──────── Provided data

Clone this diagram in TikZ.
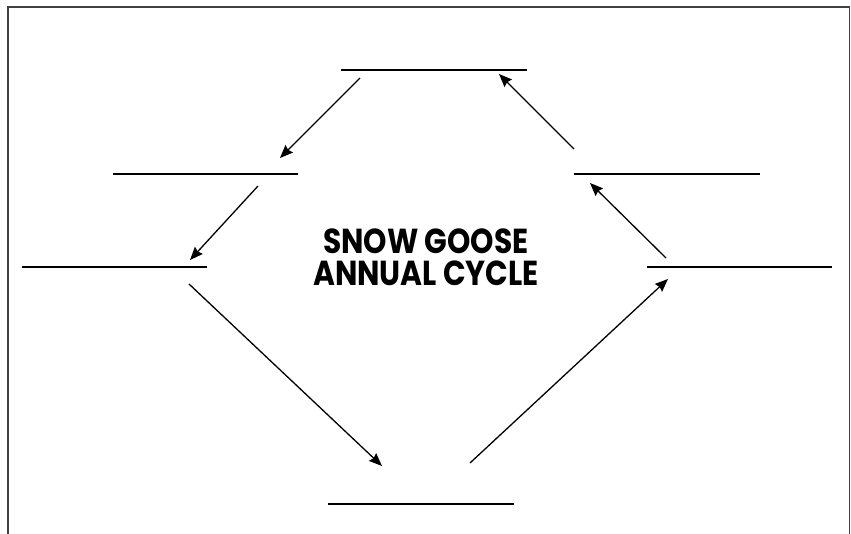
\documentclass[tikz,border=0pt]{standalone}
\usepackage{fontspec}
\newfontfamily\titlefont{Poppins}
\usetikzlibrary{arrows.meta}
\begin{document}
\begin{tikzpicture}[x=1pt,y=-1pt,
  blank/.style={line width=1.6pt},
  conn/.style={line width=1.3pt,-{Stealth[length=13pt,width=10.5pt,inset=1.5pt]}},
  frame/.style={line width=1.5pt,draw=black!75}]
\useasboundingbox (0,0) rectangle (851,534);
% frame (open at bottom)
\draw[frame] (8,560) -- (8,7) -- (849.5,7) -- (849.5,560);
% blank lines
\coordinate (t1) at (341,70);  \coordinate (t2) at (527,70);
\coordinate (ul1) at (113,174); \coordinate (ul2) at (298,174);
\coordinate (ur1) at (574,174); \coordinate (ur2) at (760,174);
\coordinate (ml1) at (22,267);  \coordinate (ml2) at (207,267);
\coordinate (mr1) at (647,267); \coordinate (mr2) at (832,267);
\coordinate (b1) at (328,504);  \coordinate (b2) at (514,504);
\draw[blank] (t1) -- (t2);
\draw[blank] (ul1) -- (ul2);
\draw[blank] (ur1) -- (ur2);
\draw[blank] (ml1) -- (ml2);
\draw[blank] (mr1) -- (mr2);
\draw[blank] (b1) -- (b2);
% arrow ends
\coordinate (a1s) at (360,78);  \coordinate (a1e) at (280,158);
\coordinate (a2s) at (258,186); \coordinate (a2e) at (190,260);
\coordinate (a3s) at (189,284); \coordinate (a3e) at (382,466);
\coordinate (a4s) at (470,463); \coordinate (a4e) at (668,279);
\coordinate (a5s) at (666,258); \coordinate (a5e) at (590,183);
\coordinate (a6s) at (574,149); \coordinate (a6e) at (499,74);
\draw[conn] (a1s) -- (a1e);
\draw[conn] (a2s) -- (a2e);
\draw[conn] (a3s) -- (a3e);
\draw[conn] (a4s) -- (a4e);
\draw[conn] (a5s) -- (a5e);
\draw[conn] (a6s) -- (a6e);
% title
\node[inner sep=0pt] (title) at (426,262) {\scalebox{0.96}[1.12]{\titlefont\bfseries\fontsize{31}{31}\selectfont
  \begin{tabular}{@{}c@{}}SNOW GOOSE\\[-3pt]ANNUAL CYCLE\end{tabular}}};
\end{tikzpicture}
\end{document}
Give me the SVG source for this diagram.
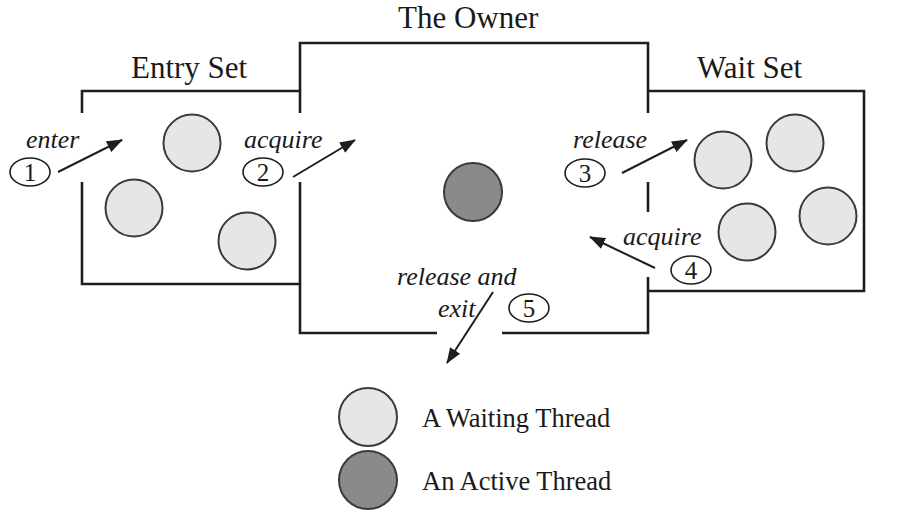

────────────────

Pictures in the records must not appear in the copy; transcribe everything else precisely.

Solution below
Clone this diagram in TikZ.
\documentclass[tikz,border=0pt]{standalone}
\usepackage{fontspec}
\newfontfamily\titlefont{Poppins}
\usetikzlibrary{arrows.meta}
\begin{document}
\begin{tikzpicture}[x=1pt,y=-1pt,
  blank/.style={line width=1.6pt},
  conn/.style={line width=1.3pt,-{Stealth[length=13pt,width=10.5pt,inset=1.5pt]}},
  frame/.style={line width=1.5pt,draw=black!75}]
\useasboundingbox (0,0) rectangle (851,534);
% frame (open at bottom)
\draw[frame] (8,560) -- (8,7) -- (849.5,7) -- (849.5,560);
% blank lines
\coordinate (t1) at (341,70);  \coordinate (t2) at (527,70);
\coordinate (ul1) at (113,174); \coordinate (ul2) at (298,174);
\coordinate (ur1) at (574,174); \coordinate (ur2) at (760,174);
\coordinate (ml1) at (22,267);  \coordinate (ml2) at (207,267);
\coordinate (mr1) at (647,267); \coordinate (mr2) at (832,267);
\coordinate (b1) at (328,504);  \coordinate (b2) at (514,504);
\draw[blank] (t1) -- (t2);
\draw[blank] (ul1) -- (ul2);
\draw[blank] (ur1) -- (ur2);
\draw[blank] (ml1) -- (ml2);
\draw[blank] (mr1) -- (mr2);
\draw[blank] (b1) -- (b2);
% arrow ends
\coordinate (a1s) at (360,78);  \coordinate (a1e) at (280,158);
\coordinate (a2s) at (258,186); \coordinate (a2e) at (190,260);
\coordinate (a3s) at (189,284); \coordinate (a3e) at (382,466);
\coordinate (a4s) at (470,463); \coordinate (a4e) at (668,279);
\coordinate (a5s) at (666,258); \coordinate (a5e) at (590,183);
\coordinate (a6s) at (574,149); \coordinate (a6e) at (499,74);
\draw[conn] (a1s) -- (a1e);
\draw[conn] (a2s) -- (a2e);
\draw[conn] (a3s) -- (a3e);
\draw[conn] (a4s) -- (a4e);
\draw[conn] (a5s) -- (a5e);
\draw[conn] (a6s) -- (a6e);
% title
\node[inner sep=0pt] (title) at (426,262) {\scalebox{0.96}[1.12]{\titlefont\bfseries\fontsize{31}{31}\selectfont
  \begin{tabular}{@{}c@{}}SNOW GOOSE\\[-3pt]ANNUAL CYCLE\end{tabular}}};
\end{tikzpicture}
\end{document}
Give me the SVG source for this diagram.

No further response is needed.